The latest recovery has been meticulously managed by Film Is Fabulous, the same charitable trust and repository for rare film collections that recently returned to the BBC two long-lost Doctor Who episodes. This gem hails from the collection of a deceased “industry professional”, whose estate has requested anonymity. It first aired on BBC Two in colour on 16 September 1968, was then repeated in 1969 on BBC One in black and white – and has never been seen since. “I would’ve been 12 then and probably caught this one,” says Gary.

Eric and Ernie’s 1968 series marked the pair’s triumphant return to the BBC after a long spell at ITV and was heralded on the cover of Radio Times. By then, they’d already been a comedy duo for 28 years – in fact, since their teens – and Eric joked with RT, “I’m thinking of divorcing him – he talks too much.”

Several editions of that initial colour series remain lost. This latest find is actually a monochrome “telerecording” on film. As FIF head John Franklin explains, “This is a ‘cutting copy’ made for technical review within the BBC, and was probably later stored in cupboards by staff – just like the recent Doctor Whos. These aren’t items that have come back from overseas sales.” He’s delighted with the episode. “There’s a stand-out sketch at the end set in a nudist camp. It’s absolutely hilarious.”

Structured as a half-hour variety show, it also features a vocal trio, the Paper Dolls, and actresses Jenny Lee-Wright and Ann Hamilton, who were regular foils for Eric and Ernie. The show’s writers were Sid Green and Dick Hills, “so that’s very embryonic in terms of what they later did with Eddie Braben,” observes Gary.

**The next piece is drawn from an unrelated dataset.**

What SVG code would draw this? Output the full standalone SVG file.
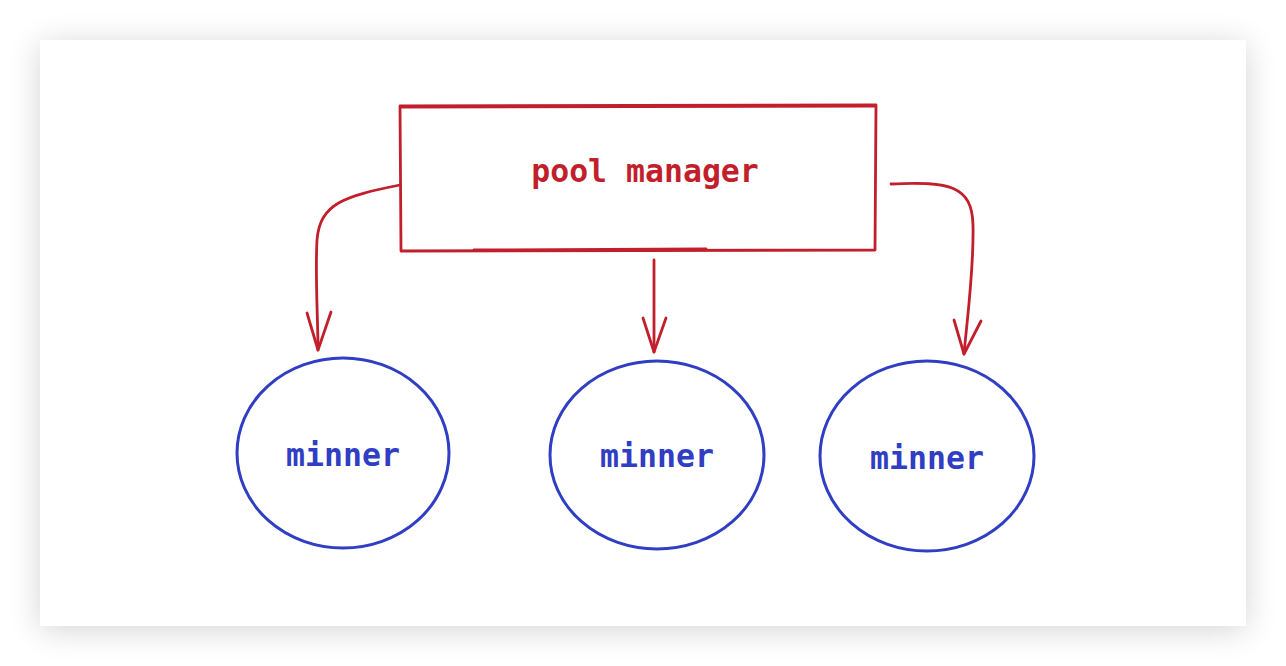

Though Eric died in 1984 and Ernie in 1999, their appeal is undiminished. And Morecambe’s comedic influence should gain new currency later this year. His children’s book The Reluctant Vampire has been filmed by the BBC. “We’ve got the wonderful Lenny Rush starring in it,” says Gary, “and the Gibbons brothers, Neil and Rob, who’ve done a lot of Alan Partridge, came in and wrote their own scripts but they did it without ‘losing Eric’ – which is a fantastic achievement.”